The family resemblance starts in front, where the new Liberty sports a big, tall, traditional seven-slat Jeep grille. Headlights and fog lights are joined in big, flat clusters, and everything in front is painted to match the body color. In side view, the Liberty's high window line and wheels-to-the-corners design creates a boxy, purposeful look, without the black-finish fender flares familiar on the current Liberty. The two-piece tailgate features a flipper-glass window, which can be opened with the key fob to drop packages in back without lifting the gate.

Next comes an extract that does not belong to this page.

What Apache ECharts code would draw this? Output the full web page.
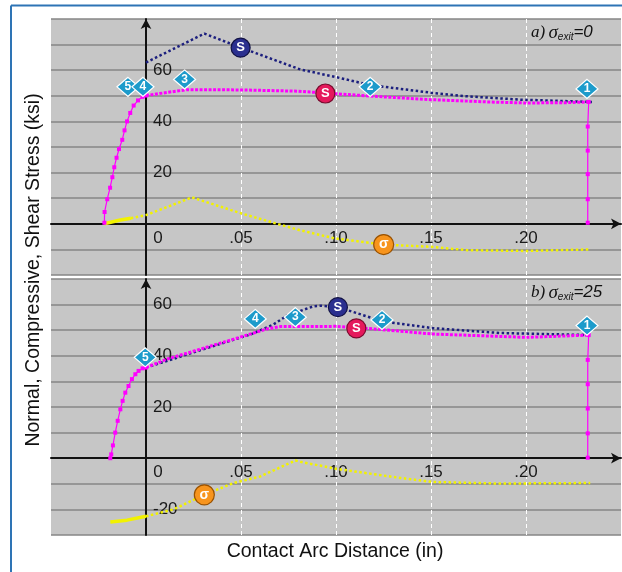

The 2008 Liberty is slightly larger than last year's model. Its wheelbase is roughly two inches longer, and overall length increases 2.5 inches. With some slight packaging adjustments in the chassis (the spare tire is now hung under the vehicle, for example), the increased exterior measurements mean more room inside for passengers. The most noticeable increase comes in rear-seat leg room. Cargo volume increases slightly to 31.5 cubic feet behind the split-folding rear seat, though maximum cargo capacity (rear seat folded) actually drops nearly five cubic feet to 64.2.
The interior has been completely redesigned, starting with the seats, which by appearance have more prominent bolstering than before. Those in the high-trim Liberty Limited are upholstered in two-tone YES Essentials fabric to repel stains, controls odors and reduce static electricity. A new two-tone instrument panel is supposed to engender a feeling of space; the four-gauge dial cluster features white graphics on a black background with orange pointers. The most noticeable functional change is the window switches. They've been moved from the dashboard (bad) to the door panels (good).

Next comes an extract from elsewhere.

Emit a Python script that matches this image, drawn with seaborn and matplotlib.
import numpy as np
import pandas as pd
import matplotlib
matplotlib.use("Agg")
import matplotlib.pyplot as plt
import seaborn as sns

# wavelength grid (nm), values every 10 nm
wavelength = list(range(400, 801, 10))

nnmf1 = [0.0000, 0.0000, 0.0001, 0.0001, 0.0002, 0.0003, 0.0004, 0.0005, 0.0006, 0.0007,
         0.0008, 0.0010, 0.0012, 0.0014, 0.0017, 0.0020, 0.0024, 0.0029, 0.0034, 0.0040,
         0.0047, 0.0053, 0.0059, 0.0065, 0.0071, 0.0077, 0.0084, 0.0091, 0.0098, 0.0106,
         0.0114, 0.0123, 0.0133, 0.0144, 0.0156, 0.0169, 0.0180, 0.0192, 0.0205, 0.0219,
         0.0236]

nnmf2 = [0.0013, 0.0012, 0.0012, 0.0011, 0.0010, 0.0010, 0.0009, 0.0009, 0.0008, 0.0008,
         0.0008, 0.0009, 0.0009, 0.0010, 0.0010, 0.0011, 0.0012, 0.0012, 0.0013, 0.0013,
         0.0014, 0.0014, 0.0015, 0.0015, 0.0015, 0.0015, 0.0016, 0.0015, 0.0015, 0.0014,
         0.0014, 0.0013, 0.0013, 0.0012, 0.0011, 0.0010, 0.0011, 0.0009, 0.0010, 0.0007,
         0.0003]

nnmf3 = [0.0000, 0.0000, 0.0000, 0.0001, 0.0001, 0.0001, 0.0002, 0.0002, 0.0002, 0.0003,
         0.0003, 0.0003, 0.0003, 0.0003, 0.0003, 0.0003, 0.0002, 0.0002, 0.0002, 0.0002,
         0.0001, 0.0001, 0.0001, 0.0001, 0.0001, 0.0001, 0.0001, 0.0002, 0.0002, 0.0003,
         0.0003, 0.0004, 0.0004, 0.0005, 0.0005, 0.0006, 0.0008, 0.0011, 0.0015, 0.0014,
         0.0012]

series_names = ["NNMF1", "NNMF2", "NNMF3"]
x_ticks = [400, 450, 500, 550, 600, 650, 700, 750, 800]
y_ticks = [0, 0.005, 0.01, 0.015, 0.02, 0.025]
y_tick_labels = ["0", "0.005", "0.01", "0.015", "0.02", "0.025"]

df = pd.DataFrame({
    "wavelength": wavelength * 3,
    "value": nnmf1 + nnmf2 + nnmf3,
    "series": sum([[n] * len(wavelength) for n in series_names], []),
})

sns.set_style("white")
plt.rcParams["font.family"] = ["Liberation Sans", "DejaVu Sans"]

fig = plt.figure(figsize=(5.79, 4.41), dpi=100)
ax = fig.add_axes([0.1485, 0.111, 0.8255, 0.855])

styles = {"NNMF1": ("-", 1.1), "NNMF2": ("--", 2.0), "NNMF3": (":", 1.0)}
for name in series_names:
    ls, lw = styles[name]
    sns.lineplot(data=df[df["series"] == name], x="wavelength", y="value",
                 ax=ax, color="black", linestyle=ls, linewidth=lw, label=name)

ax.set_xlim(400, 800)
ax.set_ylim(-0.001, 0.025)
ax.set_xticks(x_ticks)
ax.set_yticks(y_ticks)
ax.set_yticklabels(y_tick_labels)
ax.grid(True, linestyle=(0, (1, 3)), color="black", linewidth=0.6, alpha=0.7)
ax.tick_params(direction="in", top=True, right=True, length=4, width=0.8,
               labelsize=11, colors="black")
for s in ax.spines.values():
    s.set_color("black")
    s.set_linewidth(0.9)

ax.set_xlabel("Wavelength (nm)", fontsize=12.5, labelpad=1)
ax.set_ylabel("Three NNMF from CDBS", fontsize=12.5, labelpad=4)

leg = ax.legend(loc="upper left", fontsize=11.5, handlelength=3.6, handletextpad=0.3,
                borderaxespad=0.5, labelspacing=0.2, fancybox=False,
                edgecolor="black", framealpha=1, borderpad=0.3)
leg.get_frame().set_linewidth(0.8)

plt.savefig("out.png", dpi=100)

Another prominent change in the 2008 Liberty is an increase in available features, from big-ticket items to smaller, more subtle updates. For wow factor, it will be hard to beat Jeep's new Sky Slider canvas roof, which gives the new Liberty a near open-air feeling. This power rolling canvas top runs nearly the length of the vehicle, and can be opened front-to-back or back-to-front.
The 2008 Liberty will also offer the MyGIG Multimedia Infotainment System, which integrates audio, navigation, video entertainment and communication systems with voice or touch-screen operation. MyGIG includes Bluetooth mobile phone interface and a 20-gigabyte hard drive for storing music or photos. On the more subtle side, this is the first Liberty to offer several handy features, including remote starting, rain-sensing wipers, memory seats and mirrors, and express up/down windows.

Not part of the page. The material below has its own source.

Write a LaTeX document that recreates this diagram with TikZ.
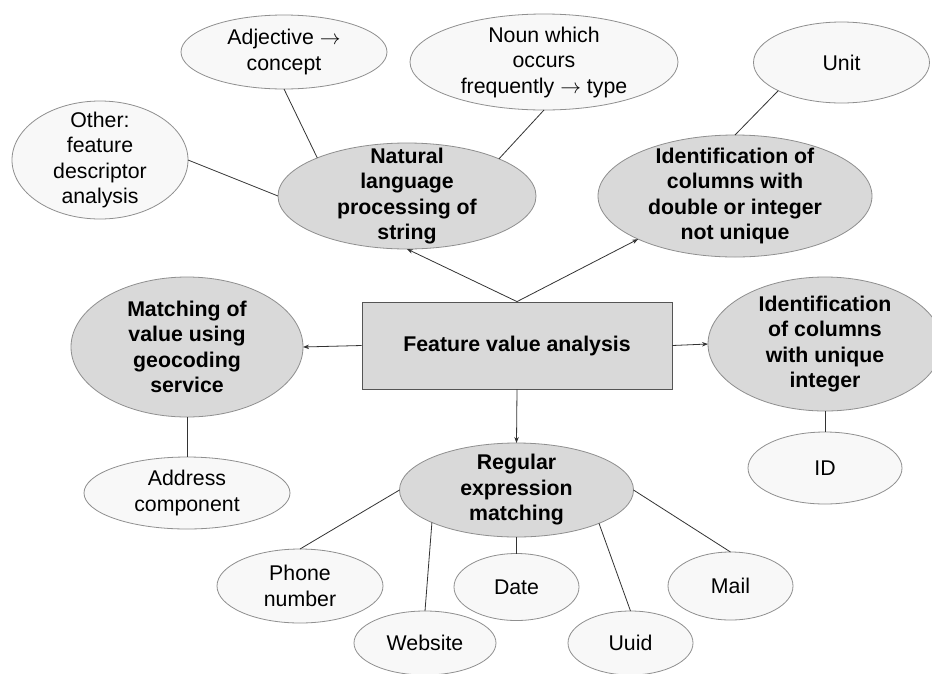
\documentclass[tikz,border=0pt]{standalone}
\usepackage{fontspec}
\setmainfont{Liberation Sans}
\usetikzlibrary{shapes.geometric,arrows.meta}
\definecolor{boxgray}{HTML}{D9D9D9}
\definecolor{paleoval}{HTML}{F8F8F8}
\definecolor{ovalline}{HTML}{8F8F8F}
\definecolor{rectline}{HTML}{555555}
\definecolor{linkcol}{HTML}{333333}
\newcommand{\toarrow}{\ensuremath{\rightarrow}}
\tikzset{
  base/.style={ellipse, inner sep=0pt, outer sep=0pt, draw=ovalline, line width=0.8pt},
  mainoval/.style={base, fill=boxgray},
  leafoval/.style={base, fill=paleoval},
  sz/.style 2 args={minimum width=#1pt, minimum height=#2pt},
  txt/.style={align=center, inner sep=0pt, font=\fontsize{21.3}{25.5}\selectfont},
  btxt/.style={align=center, inner sep=0pt, font=\fontsize{21.3}{25.5}\selectfont\bfseries},
  link/.style={draw=linkcol, line width=0.8pt},
  arr/.style={link, -{Stealth[length=6pt,width=4.5pt]}},
}
\begin{document}
\begin{tikzpicture}[x=1pt, y=-1pt]
\useasboundingbox (0,0) rectangle (932,673);
\fill[white] (0,0) rectangle (932,673);

% central box
\node[draw=rectline, fill=boxgray, line width=0.8pt, minimum width=310pt, minimum height=87pt, inner sep=0pt,
      font=\fontsize{21.3}{25.5}\selectfont\bfseries] (rect) at (517,345.5) {Feature value analysis};

% main ovals
\node[mainoval, sz={258}{106}] (nat) at (407,196) {};
\node[btxt] (natT) at (nat.center) {Natural\\language\\processing of\\string};
\node[mainoval, sz={274}{122}] (dbl) at (735,196) {};
\node[btxt] (dblT) at (dbl.center) {Identification of\\columns with\\double or integer\\not unique};
\node[mainoval, sz={232}{140}] (match) at (187,347) {};
\node[btxt] (matchT) at (match.center) {Matching of\\value using\\geocoding\\service};
\node[mainoval, sz={234}{134}] (uniq) at (825,344) {};
\node[btxt] (uniqT) at (uniq.center) {Identification\\of columns\\with unique\\integer};
\node[mainoval, sz={234}{94}] (regex) at (516.5,490) {};
\node[btxt] (regexT) at (regex.center) {Regular\\expression\\matching};

% leaf ovals
\node[leafoval, sz={206}{74}] (adj) at (284,52) {};
\node[txt] (adjT) at (adj.center) {Adjective \toarrow\\concept};
\node[leafoval, sz={268}{96}] (noun) at (544,62) {};
\node[txt] (nounT) at (noun.center) {Noun which\\occurs\\frequently \toarrow{} type};
\node[leafoval, sz={176}{81}] (unit) at (841.5,62.5) {};
\node[txt] (unitT) at (unit.center) {Unit};
\node[leafoval, sz={176}{118}] (other) at (100,160) {};
\node[txt] (otherT) at (other.center) {Other:\\feature\\descriptor\\analysis};
\node[leafoval, sz={206}{72}] (addr) at (187,493) {};
\node[txt] (addrT) at (addr.center) {Address\\component};
\node[leafoval, sz={154}{72}] (id) at (825,468) {};
\node[txt] (idT) at (id.center) {ID};
\node[leafoval, sz={166}{74}] (phone) at (300,586) {};
\node[txt] (phoneT) at (phone.center) {Phone\\number};
\node[leafoval, sz={142}{64}] (web) at (425,643) {};
\node[txt] (webT) at (web.center) {Website};
\node[leafoval, sz={125}{67}] (date) at (516.5,587) {};
\node[txt] (dateT) at (date.center) {Date};
\node[leafoval, sz={125}{64}] (uuid) at (630.5,643) {};
\node[txt] (uuidT) at (uuid.center) {Uuid};
\node[leafoval, sz={125}{68}] (mail) at (730.5,586) {};
\node[txt] (mailT) at (mail.center) {Mail};

% arrows from the central box
\draw[arr] (rect.north) -- (nat.south);
\draw[arr] (rect.north) -- (dbl.204);
\draw[arr] (rect.west) -- (match.east);
\draw[arr] (rect.east) -- (uniq.west);
\draw[arr] (rect.south) -- (regex.north);

% plain links
\draw[link] (nat.157.7) -- (adj.south);
\draw[link] (nat.west) -- (other.east);
\draw[link] (nat.22.3) -- (noun.south);
\draw[link] (dbl.north) -- (unit.204.4);
\draw[link] (match.south) -- (addr.north);
\draw[link] (uniq.south) -- (id.north);
\draw[link] (regex.west) -- (phone.north);
\draw[link] (regex.201.9) -- (web.north);
\draw[link] (regex.south) -- (date.north);
\draw[link] (regex.338.1) -- (uuid.north);
\draw[link] (regex.east) -- (mail.north);
\end{tikzpicture}
\end{document}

Underneath, the second-generation Liberty sports a new suspension, with a more sophisticated five-link design in back. We'd expect this setup to improve ride quality on pavement without hampering Jeep's trademark off-road capability.
One engine will be offered, and it's carryover from the previous Liberty: Jeep's single-overhead cam, 3.7-liter V6, with 210 horsepower and 235 pound-feet of peak torque. Initial fuel-economy estimates say 16 mpg City and 22 Highway under the EPA's tougher standard for 2008, which would compare to approximately 18 and 23 mpg under current standards. Transmission choices include a six-speed manual and four-speed automatic, which might put Liberty at a slight mileage disadvantage to competitors that offer five- and six-speed autos.
Two different four-wheel-drive systems will be available. The standard Command-Trac is conventional, manually selected four-wheel drive, with a locking center differential for that legendary Jeep low-speed off-road capability. The upgrade Selec-Trac II is a full-time, active on-demand system that anticipates and prevents wheel slip before it occurs. In Auto mode it is suitable for all driving conditions, including dry pavement.
Safety features put the second-generation Liberty on par with the class benchmarks. These include full-cabin head protection airbags, all-speed traction control, electronic stability control, a rollover mitigation system and tire pressure monitoring.
Two models will be available: Liberty Sport and the high-trim Liberty Limited. Price increases are expected to be small, and with more standard equipment they could represent an even better value.
Bottom line, the next Jeep Liberty promises similar capability as its predecessor, with more comfort and features in a package that looks like the big Jeep Commander.